▸ Written exercise: Return the lines from the one that contains "Clone this chart in matplotlib." through the one that contains "from matplotlib.patches import Polygon", both included, exactly as written and with nothing added.

Start of Data extract

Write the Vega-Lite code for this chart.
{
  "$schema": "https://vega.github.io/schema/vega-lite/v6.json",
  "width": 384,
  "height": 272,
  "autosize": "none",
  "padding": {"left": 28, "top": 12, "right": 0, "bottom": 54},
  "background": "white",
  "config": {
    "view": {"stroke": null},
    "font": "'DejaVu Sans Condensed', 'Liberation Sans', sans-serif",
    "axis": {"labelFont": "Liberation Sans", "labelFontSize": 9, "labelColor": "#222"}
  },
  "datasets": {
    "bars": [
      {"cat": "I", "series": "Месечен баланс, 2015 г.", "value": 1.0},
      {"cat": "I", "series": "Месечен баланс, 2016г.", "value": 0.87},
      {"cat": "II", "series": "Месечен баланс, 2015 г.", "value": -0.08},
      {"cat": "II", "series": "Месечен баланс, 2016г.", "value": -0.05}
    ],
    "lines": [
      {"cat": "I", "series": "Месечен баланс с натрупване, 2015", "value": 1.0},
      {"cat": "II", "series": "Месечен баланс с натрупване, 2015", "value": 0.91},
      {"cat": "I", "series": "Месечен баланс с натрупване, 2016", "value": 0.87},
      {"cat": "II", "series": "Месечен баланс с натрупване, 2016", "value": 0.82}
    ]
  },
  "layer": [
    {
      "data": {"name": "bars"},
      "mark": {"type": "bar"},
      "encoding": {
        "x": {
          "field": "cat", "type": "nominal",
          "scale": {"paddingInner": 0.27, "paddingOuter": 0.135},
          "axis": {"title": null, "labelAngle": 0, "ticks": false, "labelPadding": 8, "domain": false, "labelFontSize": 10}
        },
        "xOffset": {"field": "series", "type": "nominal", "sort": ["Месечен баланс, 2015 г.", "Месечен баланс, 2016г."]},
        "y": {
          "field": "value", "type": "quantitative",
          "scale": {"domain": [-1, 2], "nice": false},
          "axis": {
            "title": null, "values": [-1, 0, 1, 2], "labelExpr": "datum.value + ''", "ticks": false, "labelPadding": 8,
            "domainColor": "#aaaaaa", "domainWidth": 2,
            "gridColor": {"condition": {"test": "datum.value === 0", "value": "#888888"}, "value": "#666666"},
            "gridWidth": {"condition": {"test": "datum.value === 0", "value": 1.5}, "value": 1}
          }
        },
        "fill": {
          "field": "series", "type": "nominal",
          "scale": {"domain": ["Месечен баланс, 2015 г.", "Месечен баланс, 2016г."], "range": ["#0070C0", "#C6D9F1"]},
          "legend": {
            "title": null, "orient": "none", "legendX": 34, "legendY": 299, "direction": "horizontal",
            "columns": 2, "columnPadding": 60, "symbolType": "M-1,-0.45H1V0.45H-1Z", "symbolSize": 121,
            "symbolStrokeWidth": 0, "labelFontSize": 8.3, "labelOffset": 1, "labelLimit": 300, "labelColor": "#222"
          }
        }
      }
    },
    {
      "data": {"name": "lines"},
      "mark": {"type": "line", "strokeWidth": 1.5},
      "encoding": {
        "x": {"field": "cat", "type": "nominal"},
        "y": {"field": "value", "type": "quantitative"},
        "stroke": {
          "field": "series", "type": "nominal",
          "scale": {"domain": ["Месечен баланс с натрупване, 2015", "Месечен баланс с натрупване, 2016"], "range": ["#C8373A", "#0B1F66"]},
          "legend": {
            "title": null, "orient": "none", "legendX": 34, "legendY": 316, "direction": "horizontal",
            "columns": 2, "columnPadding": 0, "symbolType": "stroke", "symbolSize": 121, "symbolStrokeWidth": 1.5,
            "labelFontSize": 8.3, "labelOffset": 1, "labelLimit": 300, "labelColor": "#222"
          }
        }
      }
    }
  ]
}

End of Data extract
Start of Data extract

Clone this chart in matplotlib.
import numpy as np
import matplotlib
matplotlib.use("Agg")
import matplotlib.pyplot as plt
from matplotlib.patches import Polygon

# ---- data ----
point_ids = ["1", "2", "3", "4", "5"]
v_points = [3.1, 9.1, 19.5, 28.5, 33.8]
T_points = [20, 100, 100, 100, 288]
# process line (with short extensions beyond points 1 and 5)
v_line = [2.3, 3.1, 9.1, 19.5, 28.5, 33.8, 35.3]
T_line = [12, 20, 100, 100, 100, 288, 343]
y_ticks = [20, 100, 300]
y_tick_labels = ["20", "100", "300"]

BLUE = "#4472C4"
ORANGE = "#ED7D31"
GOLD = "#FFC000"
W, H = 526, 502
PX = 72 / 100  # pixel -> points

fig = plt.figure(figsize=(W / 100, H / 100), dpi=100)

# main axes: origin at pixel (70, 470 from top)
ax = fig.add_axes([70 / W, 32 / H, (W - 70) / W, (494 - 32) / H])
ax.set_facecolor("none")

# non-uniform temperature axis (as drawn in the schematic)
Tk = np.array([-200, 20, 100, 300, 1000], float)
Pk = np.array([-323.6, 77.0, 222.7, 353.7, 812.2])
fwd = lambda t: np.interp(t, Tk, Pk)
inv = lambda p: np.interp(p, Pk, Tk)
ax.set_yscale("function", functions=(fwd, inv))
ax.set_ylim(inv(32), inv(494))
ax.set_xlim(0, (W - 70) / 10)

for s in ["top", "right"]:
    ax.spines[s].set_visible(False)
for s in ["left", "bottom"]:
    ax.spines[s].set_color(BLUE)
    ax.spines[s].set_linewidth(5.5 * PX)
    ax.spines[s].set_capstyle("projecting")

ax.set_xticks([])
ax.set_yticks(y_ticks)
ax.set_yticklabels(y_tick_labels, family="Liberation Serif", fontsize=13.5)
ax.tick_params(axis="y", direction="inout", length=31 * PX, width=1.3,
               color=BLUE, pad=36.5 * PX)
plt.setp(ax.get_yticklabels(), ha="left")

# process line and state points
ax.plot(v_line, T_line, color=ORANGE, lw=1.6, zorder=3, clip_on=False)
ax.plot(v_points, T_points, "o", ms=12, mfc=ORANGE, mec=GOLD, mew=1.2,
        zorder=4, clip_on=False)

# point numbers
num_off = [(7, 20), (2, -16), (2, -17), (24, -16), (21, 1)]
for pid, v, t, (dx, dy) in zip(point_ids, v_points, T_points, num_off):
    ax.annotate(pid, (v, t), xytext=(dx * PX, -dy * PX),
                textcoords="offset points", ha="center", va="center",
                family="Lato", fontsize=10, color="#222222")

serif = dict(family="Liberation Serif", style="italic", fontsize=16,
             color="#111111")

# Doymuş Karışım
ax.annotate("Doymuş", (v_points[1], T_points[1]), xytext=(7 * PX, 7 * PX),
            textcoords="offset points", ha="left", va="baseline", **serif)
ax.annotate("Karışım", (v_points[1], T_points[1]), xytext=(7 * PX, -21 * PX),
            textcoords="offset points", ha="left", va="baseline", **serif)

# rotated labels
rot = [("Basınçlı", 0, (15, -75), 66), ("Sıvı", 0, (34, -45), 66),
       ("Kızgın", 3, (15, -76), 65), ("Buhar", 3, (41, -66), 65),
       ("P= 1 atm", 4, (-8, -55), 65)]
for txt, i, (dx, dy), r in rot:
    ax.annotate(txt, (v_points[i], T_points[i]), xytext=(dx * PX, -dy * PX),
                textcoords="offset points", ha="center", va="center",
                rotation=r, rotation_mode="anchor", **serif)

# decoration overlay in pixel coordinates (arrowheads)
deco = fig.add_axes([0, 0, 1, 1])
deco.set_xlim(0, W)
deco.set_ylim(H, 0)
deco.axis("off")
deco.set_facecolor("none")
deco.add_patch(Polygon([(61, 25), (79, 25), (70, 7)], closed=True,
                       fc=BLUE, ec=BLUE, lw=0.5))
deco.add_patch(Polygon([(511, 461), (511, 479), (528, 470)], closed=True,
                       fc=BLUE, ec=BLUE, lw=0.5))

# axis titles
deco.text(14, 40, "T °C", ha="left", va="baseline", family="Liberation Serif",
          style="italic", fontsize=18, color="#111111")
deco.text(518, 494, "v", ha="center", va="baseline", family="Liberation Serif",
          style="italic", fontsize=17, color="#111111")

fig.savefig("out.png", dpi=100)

End of Data extract

▸ Answer:
Clone this chart in matplotlib.
import numpy as np
import matplotlib
matplotlib.use("Agg")
import matplotlib.pyplot as plt
from matplotlib.patches import Polygon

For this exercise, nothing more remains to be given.